(Aim of the exercise) Give the material once more, word for word, without any images.
>>
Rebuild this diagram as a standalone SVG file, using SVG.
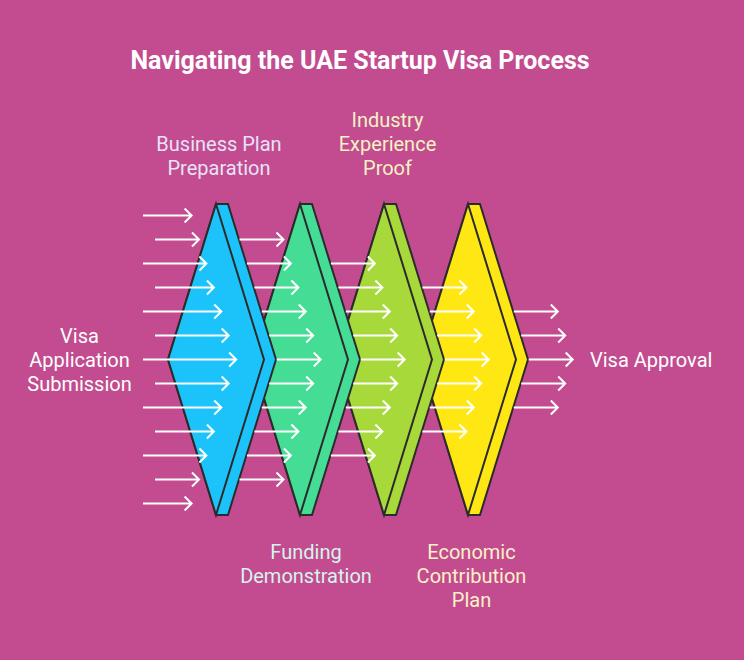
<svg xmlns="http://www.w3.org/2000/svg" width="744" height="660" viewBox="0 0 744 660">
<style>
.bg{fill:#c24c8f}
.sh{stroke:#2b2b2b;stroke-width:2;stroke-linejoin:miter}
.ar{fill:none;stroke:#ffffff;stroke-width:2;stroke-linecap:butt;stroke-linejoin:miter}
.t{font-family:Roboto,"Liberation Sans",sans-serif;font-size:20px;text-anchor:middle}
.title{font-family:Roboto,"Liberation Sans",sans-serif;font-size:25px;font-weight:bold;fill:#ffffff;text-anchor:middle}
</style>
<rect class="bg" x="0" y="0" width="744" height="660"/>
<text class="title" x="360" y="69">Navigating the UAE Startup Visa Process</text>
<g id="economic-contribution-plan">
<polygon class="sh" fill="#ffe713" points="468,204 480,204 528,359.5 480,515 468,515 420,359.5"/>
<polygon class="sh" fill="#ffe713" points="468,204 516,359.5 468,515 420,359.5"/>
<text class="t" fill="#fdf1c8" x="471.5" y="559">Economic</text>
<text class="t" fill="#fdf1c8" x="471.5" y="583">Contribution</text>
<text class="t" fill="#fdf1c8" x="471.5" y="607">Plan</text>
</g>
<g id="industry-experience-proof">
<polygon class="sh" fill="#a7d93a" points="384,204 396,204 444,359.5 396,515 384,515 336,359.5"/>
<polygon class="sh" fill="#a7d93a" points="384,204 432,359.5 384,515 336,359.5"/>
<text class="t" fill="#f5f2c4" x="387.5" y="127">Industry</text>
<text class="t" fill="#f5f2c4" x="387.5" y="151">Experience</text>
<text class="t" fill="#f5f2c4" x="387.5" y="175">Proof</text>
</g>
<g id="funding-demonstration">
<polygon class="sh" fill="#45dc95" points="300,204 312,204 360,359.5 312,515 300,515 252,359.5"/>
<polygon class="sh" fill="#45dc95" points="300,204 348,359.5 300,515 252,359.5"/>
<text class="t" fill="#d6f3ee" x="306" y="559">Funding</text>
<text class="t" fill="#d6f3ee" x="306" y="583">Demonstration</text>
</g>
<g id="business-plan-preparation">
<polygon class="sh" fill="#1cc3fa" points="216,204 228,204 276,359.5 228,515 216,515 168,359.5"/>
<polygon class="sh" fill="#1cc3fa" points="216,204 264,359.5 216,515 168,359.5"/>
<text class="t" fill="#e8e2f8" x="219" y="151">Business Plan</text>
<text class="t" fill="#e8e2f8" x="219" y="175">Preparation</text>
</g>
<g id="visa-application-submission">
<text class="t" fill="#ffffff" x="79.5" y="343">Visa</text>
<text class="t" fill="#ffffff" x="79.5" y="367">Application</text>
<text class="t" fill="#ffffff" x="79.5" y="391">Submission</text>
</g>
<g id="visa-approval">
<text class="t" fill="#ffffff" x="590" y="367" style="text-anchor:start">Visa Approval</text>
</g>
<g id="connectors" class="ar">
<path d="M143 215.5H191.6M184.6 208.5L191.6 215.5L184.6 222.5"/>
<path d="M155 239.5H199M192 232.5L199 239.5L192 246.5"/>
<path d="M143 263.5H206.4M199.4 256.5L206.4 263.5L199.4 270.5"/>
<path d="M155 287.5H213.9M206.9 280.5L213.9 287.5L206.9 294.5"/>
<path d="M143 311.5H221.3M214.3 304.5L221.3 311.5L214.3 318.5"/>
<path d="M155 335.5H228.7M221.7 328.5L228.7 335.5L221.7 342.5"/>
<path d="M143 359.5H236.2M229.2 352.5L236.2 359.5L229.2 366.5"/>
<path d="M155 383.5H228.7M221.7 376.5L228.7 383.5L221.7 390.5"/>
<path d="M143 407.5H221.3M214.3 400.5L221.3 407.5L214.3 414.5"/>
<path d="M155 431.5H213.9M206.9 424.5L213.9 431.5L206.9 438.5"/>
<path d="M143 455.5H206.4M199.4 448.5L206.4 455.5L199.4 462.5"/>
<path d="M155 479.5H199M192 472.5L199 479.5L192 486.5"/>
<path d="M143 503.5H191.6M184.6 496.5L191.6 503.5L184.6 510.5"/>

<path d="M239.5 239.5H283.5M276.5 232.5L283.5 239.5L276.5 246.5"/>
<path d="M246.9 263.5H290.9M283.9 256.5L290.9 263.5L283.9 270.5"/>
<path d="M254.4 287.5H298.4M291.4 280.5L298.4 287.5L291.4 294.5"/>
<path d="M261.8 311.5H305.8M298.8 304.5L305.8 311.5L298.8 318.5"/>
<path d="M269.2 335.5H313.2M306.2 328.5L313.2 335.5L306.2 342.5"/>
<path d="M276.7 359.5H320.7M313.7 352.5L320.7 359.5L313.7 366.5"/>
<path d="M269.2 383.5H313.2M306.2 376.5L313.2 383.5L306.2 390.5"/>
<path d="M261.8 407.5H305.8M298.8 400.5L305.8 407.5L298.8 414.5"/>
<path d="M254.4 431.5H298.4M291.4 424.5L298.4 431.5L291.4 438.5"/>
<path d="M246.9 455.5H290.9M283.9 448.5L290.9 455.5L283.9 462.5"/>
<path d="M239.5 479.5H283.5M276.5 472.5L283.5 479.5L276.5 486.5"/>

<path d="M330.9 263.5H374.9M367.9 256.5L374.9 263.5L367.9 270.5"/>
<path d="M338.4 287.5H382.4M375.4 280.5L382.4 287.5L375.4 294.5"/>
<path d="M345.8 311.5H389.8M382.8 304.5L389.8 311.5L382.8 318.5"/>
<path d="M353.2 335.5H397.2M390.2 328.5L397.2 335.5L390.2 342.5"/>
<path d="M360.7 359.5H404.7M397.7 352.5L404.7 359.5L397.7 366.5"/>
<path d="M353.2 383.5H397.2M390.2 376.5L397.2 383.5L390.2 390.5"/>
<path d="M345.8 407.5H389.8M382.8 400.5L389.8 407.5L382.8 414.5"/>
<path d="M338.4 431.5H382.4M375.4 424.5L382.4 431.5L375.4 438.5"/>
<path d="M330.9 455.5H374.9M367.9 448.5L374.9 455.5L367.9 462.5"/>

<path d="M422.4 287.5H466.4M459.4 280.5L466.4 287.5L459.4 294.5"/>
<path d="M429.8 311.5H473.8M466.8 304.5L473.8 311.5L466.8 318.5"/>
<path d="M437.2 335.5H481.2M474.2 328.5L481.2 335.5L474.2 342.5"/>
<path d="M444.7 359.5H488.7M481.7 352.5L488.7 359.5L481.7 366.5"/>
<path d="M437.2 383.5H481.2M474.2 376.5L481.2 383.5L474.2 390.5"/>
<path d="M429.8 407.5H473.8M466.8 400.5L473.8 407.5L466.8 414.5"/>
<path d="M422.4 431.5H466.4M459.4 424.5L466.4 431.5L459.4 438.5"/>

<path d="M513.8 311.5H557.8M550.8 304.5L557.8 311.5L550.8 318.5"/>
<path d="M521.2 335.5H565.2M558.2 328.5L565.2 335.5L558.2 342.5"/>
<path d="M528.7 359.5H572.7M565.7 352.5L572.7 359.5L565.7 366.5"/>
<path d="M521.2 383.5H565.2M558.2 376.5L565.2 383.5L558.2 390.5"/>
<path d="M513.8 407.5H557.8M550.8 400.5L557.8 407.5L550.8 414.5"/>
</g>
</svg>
<<
(Complete response)
Rebuild this diagram as a standalone SVG file, using SVG.
<svg xmlns="http://www.w3.org/2000/svg" width="744" height="660" viewBox="0 0 744 660">
<style>
.bg{fill:#c24c8f}
.sh{stroke:#2b2b2b;stroke-width:2;stroke-linejoin:miter}
.ar{fill:none;stroke:#ffffff;stroke-width:2;stroke-linecap:butt;stroke-linejoin:miter}
.t{font-family:Roboto,"Liberation Sans",sans-serif;font-size:20px;text-anchor:middle}
.title{font-family:Roboto,"Liberation Sans",sans-serif;font-size:25px;font-weight:bold;fill:#ffffff;text-anchor:middle}
</style>
<rect class="bg" x="0" y="0" width="744" height="660"/>
<text class="title" x="360" y="69">Navigating the UAE Startup Visa Process</text>
<g id="economic-contribution-plan">
<polygon class="sh" fill="#ffe713" points="468,204 480,204 528,359.5 480,515 468,515 420,359.5"/>
<polygon class="sh" fill="#ffe713" points="468,204 516,359.5 468,515 420,359.5"/>
<text class="t" fill="#fdf1c8" x="471.5" y="559">Economic</text>
<text class="t" fill="#fdf1c8" x="471.5" y="583">Contribution</text>
<text class="t" fill="#fdf1c8" x="471.5" y="607">Plan</text>
</g>
<g id="industry-experience-proof">
<polygon class="sh" fill="#a7d93a" points="384,204 396,204 444,359.5 396,515 384,515 336,359.5"/>
<polygon class="sh" fill="#a7d93a" points="384,204 432,359.5 384,515 336,359.5"/>
<text class="t" fill="#f5f2c4" x="387.5" y="127">Industry</text>
<text class="t" fill="#f5f2c4" x="387.5" y="151">Experience</text>
<text class="t" fill="#f5f2c4" x="387.5" y="175">Proof</text>
</g>
<g id="funding-demonstration">
<polygon class="sh" fill="#45dc95" points="300,204 312,204 360,359.5 312,515 300,515 252,359.5"/>
<polygon class="sh" fill="#45dc95" points="300,204 348,359.5 300,515 252,359.5"/>
<text class="t" fill="#d6f3ee" x="306" y="559">Funding</text>
<text class="t" fill="#d6f3ee" x="306" y="583">Demonstration</text>
</g>
<g id="business-plan-preparation">
<polygon class="sh" fill="#1cc3fa" points="216,204 228,204 276,359.5 228,515 216,515 168,359.5"/>
<polygon class="sh" fill="#1cc3fa" points="216,204 264,359.5 216,515 168,359.5"/>
<text class="t" fill="#e8e2f8" x="219" y="151">Business Plan</text>
<text class="t" fill="#e8e2f8" x="219" y="175">Preparation</text>
</g>
<g id="visa-application-submission">
<text class="t" fill="#ffffff" x="79.5" y="343">Visa</text>
<text class="t" fill="#ffffff" x="79.5" y="367">Application</text>
<text class="t" fill="#ffffff" x="79.5" y="391">Submission</text>
</g>
<g id="visa-approval">
<text class="t" fill="#ffffff" x="590" y="367" style="text-anchor:start">Visa Approval</text>
</g>
<g id="connectors" class="ar">
<path d="M143 215.5H191.6M184.6 208.5L191.6 215.5L184.6 222.5"/>
<path d="M155 239.5H199M192 232.5L199 239.5L192 246.5"/>
<path d="M143 263.5H206.4M199.4 256.5L206.4 263.5L199.4 270.5"/>
<path d="M155 287.5H213.9M206.9 280.5L213.9 287.5L206.9 294.5"/>
<path d="M143 311.5H221.3M214.3 304.5L221.3 311.5L214.3 318.5"/>
<path d="M155 335.5H228.7M221.7 328.5L228.7 335.5L221.7 342.5"/>
<path d="M143 359.5H236.2M229.2 352.5L236.2 359.5L229.2 366.5"/>
<path d="M155 383.5H228.7M221.7 376.5L228.7 383.5L221.7 390.5"/>
<path d="M143 407.5H221.3M214.3 400.5L221.3 407.5L214.3 414.5"/>
<path d="M155 431.5H213.9M206.9 424.5L213.9 431.5L206.9 438.5"/>
<path d="M143 455.5H206.4M199.4 448.5L206.4 455.5L199.4 462.5"/>
<path d="M155 479.5H199M192 472.5L199 479.5L192 486.5"/>
<path d="M143 503.5H191.6M184.6 496.5L191.6 503.5L184.6 510.5"/>

<path d="M239.5 239.5H283.5M276.5 232.5L283.5 239.5L276.5 246.5"/>
<path d="M246.9 263.5H290.9M283.9 256.5L290.9 263.5L283.9 270.5"/>
<path d="M254.4 287.5H298.4M291.4 280.5L298.4 287.5L291.4 294.5"/>
<path d="M261.8 311.5H305.8M298.8 304.5L305.8 311.5L298.8 318.5"/>
<path d="M269.2 335.5H313.2M306.2 328.5L313.2 335.5L306.2 342.5"/>
<path d="M276.7 359.5H320.7M313.7 352.5L320.7 359.5L313.7 366.5"/>
<path d="M269.2 383.5H313.2M306.2 376.5L313.2 383.5L306.2 390.5"/>
<path d="M261.8 407.5H305.8M298.8 400.5L305.8 407.5L298.8 414.5"/>
<path d="M254.4 431.5H298.4M291.4 424.5L298.4 431.5L291.4 438.5"/>
<path d="M246.9 455.5H290.9M283.9 448.5L290.9 455.5L283.9 462.5"/>
<path d="M239.5 479.5H283.5M276.5 472.5L283.5 479.5L276.5 486.5"/>

<path d="M330.9 263.5H374.9M367.9 256.5L374.9 263.5L367.9 270.5"/>
<path d="M338.4 287.5H382.4M375.4 280.5L382.4 287.5L375.4 294.5"/>
<path d="M345.8 311.5H389.8M382.8 304.5L389.8 311.5L382.8 318.5"/>
<path d="M353.2 335.5H397.2M390.2 328.5L397.2 335.5L390.2 342.5"/>
<path d="M360.7 359.5H404.7M397.7 352.5L404.7 359.5L397.7 366.5"/>
<path d="M353.2 383.5H397.2M390.2 376.5L397.2 383.5L390.2 390.5"/>
<path d="M345.8 407.5H389.8M382.8 400.5L389.8 407.5L382.8 414.5"/>
<path d="M338.4 431.5H382.4M375.4 424.5L382.4 431.5L375.4 438.5"/>
<path d="M330.9 455.5H374.9M367.9 448.5L374.9 455.5L367.9 462.5"/>

<path d="M422.4 287.5H466.4M459.4 280.5L466.4 287.5L459.4 294.5"/>
<path d="M429.8 311.5H473.8M466.8 304.5L473.8 311.5L466.8 318.5"/>
<path d="M437.2 335.5H481.2M474.2 328.5L481.2 335.5L474.2 342.5"/>
<path d="M444.7 359.5H488.7M481.7 352.5L488.7 359.5L481.7 366.5"/>
<path d="M437.2 383.5H481.2M474.2 376.5L481.2 383.5L474.2 390.5"/>
<path d="M429.8 407.5H473.8M466.8 400.5L473.8 407.5L466.8 414.5"/>
<path d="M422.4 431.5H466.4M459.4 424.5L466.4 431.5L459.4 438.5"/>

<path d="M513.8 311.5H557.8M550.8 304.5L557.8 311.5L550.8 318.5"/>
<path d="M521.2 335.5H565.2M558.2 328.5L565.2 335.5L558.2 342.5"/>
<path d="M528.7 359.5H572.7M565.7 352.5L572.7 359.5L565.7 366.5"/>
<path d="M521.2 383.5H565.2M558.2 376.5L565.2 383.5L558.2 390.5"/>
<path d="M513.8 407.5H557.8M550.8 400.5L557.8 407.5L550.8 414.5"/>
</g>
</svg>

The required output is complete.